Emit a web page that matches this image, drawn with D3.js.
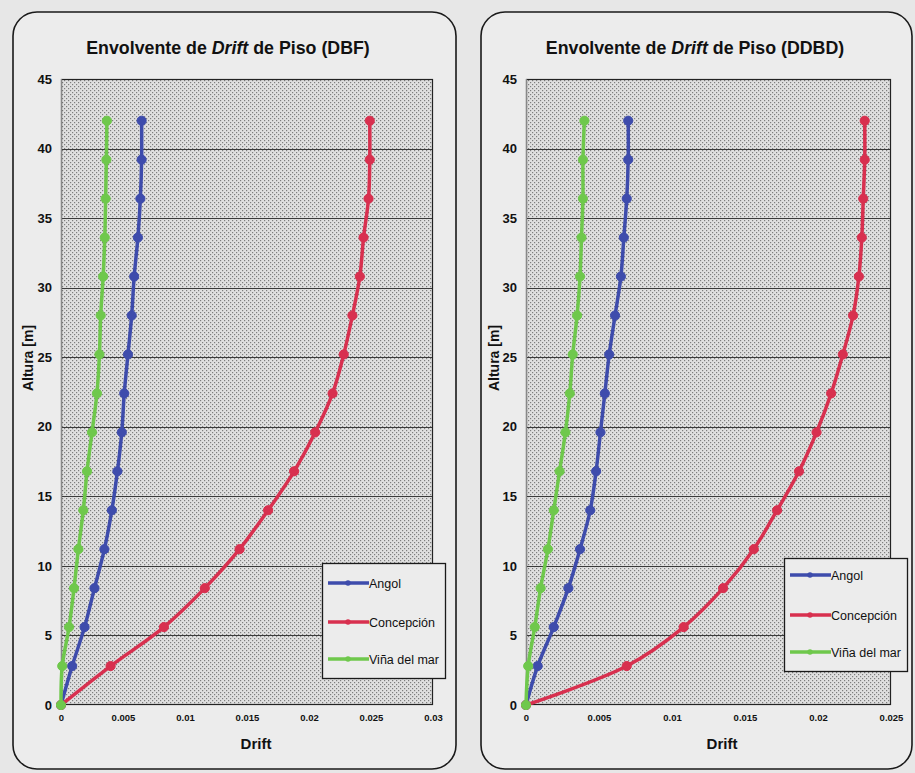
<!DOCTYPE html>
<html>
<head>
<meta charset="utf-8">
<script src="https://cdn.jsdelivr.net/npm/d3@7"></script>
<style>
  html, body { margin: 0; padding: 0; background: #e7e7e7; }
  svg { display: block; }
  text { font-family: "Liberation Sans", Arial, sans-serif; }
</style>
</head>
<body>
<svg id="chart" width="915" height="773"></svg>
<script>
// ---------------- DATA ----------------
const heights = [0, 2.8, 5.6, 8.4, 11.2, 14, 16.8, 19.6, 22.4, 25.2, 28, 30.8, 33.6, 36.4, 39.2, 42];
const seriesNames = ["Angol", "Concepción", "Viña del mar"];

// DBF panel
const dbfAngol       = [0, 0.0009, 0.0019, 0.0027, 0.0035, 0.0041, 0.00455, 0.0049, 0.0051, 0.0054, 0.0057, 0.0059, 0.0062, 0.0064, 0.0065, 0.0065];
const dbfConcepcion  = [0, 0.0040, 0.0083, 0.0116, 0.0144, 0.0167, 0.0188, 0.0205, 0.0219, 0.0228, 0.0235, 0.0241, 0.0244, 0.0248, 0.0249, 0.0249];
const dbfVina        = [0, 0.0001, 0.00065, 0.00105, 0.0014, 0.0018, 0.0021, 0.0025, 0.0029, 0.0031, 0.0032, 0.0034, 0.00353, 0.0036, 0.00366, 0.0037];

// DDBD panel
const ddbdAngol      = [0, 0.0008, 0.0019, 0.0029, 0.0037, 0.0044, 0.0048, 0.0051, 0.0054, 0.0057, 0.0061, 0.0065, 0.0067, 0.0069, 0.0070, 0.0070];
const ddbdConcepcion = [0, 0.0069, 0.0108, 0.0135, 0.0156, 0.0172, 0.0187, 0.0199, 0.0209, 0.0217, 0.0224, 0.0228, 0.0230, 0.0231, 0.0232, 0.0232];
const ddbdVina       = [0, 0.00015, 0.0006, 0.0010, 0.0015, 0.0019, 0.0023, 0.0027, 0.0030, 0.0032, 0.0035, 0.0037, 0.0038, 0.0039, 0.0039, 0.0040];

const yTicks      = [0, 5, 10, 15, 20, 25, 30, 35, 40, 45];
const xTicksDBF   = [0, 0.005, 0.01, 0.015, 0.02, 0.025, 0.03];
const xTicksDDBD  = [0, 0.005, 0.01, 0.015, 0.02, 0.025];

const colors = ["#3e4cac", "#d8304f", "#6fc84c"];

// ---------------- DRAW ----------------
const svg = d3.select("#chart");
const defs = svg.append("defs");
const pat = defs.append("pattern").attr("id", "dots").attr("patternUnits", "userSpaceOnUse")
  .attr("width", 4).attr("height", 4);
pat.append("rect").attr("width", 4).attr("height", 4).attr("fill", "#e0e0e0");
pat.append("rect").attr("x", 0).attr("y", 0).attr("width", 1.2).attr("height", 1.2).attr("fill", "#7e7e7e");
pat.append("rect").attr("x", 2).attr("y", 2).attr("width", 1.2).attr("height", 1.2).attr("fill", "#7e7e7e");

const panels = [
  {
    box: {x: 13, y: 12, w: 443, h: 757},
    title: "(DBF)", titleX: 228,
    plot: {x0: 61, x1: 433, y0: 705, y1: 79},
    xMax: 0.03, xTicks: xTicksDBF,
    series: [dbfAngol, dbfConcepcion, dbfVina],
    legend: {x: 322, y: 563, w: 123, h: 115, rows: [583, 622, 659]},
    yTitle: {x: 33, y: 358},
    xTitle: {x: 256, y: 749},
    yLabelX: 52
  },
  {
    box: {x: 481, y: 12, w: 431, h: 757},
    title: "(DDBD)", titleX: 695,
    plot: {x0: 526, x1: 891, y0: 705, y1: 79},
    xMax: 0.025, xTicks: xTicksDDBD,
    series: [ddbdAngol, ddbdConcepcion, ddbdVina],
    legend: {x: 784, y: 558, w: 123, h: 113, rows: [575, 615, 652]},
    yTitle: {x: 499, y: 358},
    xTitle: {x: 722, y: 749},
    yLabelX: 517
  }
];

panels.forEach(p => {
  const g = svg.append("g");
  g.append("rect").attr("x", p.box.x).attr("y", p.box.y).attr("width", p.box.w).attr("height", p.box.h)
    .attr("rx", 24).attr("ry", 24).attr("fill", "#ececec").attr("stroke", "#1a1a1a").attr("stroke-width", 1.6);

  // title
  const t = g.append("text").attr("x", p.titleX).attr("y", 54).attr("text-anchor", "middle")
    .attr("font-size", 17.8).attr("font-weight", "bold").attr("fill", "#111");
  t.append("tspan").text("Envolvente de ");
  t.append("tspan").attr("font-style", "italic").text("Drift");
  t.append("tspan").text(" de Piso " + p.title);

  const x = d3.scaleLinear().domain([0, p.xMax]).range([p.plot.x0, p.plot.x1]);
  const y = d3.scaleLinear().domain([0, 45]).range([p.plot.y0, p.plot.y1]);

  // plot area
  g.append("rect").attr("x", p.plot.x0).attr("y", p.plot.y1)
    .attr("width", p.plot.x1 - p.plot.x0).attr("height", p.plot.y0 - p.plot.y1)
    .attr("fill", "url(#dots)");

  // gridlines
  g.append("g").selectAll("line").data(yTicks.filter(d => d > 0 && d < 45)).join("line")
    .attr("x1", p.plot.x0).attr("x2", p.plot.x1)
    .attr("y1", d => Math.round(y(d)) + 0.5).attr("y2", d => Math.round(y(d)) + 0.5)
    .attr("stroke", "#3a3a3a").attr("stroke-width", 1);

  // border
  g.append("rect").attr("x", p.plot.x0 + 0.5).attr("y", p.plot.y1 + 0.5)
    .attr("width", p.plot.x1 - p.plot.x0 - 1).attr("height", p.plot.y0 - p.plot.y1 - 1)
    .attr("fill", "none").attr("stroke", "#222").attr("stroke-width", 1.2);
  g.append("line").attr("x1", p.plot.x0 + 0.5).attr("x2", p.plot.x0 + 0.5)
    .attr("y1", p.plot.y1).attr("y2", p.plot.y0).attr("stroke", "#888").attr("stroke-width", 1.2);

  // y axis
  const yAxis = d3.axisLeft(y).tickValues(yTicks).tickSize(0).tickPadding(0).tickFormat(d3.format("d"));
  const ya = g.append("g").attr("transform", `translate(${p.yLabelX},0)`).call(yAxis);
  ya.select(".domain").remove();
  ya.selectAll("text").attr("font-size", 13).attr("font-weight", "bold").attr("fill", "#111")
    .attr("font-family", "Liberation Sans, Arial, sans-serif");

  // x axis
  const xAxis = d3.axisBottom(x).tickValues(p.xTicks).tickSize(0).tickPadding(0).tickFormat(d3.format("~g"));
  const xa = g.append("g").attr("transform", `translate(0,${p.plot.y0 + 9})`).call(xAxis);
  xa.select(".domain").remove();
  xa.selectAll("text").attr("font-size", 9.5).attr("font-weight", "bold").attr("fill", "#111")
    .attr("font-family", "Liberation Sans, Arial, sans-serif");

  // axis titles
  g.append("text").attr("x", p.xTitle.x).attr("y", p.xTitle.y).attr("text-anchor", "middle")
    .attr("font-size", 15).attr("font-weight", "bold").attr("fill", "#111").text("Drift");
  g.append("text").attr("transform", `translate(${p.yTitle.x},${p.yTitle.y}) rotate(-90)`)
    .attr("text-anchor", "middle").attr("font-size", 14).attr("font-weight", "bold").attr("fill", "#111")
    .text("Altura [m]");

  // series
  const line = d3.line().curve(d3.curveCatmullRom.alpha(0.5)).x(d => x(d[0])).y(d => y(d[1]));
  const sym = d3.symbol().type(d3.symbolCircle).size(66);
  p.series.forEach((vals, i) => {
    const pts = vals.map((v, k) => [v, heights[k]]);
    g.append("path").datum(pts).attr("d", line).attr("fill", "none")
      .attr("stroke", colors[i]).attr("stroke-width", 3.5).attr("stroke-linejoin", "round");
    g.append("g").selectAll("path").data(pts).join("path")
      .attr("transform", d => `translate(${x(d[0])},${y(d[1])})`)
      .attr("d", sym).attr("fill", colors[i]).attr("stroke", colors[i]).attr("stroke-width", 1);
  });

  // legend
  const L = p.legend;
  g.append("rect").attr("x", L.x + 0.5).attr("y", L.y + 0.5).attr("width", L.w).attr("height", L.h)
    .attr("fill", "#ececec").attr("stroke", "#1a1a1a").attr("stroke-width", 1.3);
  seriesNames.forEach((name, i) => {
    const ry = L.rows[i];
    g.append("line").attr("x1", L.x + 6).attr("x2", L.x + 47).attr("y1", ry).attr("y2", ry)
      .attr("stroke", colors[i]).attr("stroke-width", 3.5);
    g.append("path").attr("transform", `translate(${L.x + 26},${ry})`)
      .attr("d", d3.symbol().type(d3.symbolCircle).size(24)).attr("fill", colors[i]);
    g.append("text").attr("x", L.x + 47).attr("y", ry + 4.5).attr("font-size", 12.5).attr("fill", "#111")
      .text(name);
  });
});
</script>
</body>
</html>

▬▬▬▬▬▬

Description of the task |
Write out the lines from the start of the material to the line with "0.0039, 0.0039, 0.0040];", inclusive and exactly. Skip the pictures.

Task output |
Emit a web page that matches this image, drawn with D3.js.
<!DOCTYPE html>
<html>
<head>
<meta charset="utf-8">
<script src="https://cdn.jsdelivr.net/npm/d3@7"></script>
<style>
  html, body { margin: 0; padding: 0; background: #e7e7e7; }
  svg { display: block; }
  text { font-family: "Liberation Sans", Arial, sans-serif; }
</style>
</head>
<body>
<svg id="chart" width="915" height="773"></svg>
<script>
// ---------------- DATA ----------------
const heights = [0, 2.8, 5.6, 8.4, 11.2, 14, 16.8, 19.6, 22.4, 25.2, 28, 30.8, 33.6, 36.4, 39.2, 42];
const seriesNames = ["Angol", "Concepción", "Viña del mar"];

// DBF panel
const dbfAngol       = [0, 0.0009, 0.0019, 0.0027, 0.0035, 0.0041, 0.00455, 0.0049, 0.0051, 0.0054, 0.0057, 0.0059, 0.0062, 0.0064, 0.0065, 0.0065];
const dbfConcepcion  = [0, 0.0040, 0.0083, 0.0116, 0.0144, 0.0167, 0.0188, 0.0205, 0.0219, 0.0228, 0.0235, 0.0241, 0.0244, 0.0248, 0.0249, 0.0249];
const dbfVina        = [0, 0.0001, 0.00065, 0.00105, 0.0014, 0.0018, 0.0021, 0.0025, 0.0029, 0.0031, 0.0032, 0.0034, 0.00353, 0.0036, 0.00366, 0.0037];

// DDBD panel
const ddbdAngol      = [0, 0.0008, 0.0019, 0.0029, 0.0037, 0.0044, 0.0048, 0.0051, 0.0054, 0.0057, 0.0061, 0.0065, 0.0067, 0.0069, 0.0070, 0.0070];
const ddbdConcepcion = [0, 0.0069, 0.0108, 0.0135, 0.0156, 0.0172, 0.0187, 0.0199, 0.0209, 0.0217, 0.0224, 0.0228, 0.0230, 0.0231, 0.0232, 0.0232];
const ddbdVina       = [0, 0.00015, 0.0006, 0.0010, 0.0015, 0.0019, 0.0023, 0.0027, 0.0030, 0.0032, 0.0035, 0.0037, 0.0038, 0.0039, 0.0039, 0.0040];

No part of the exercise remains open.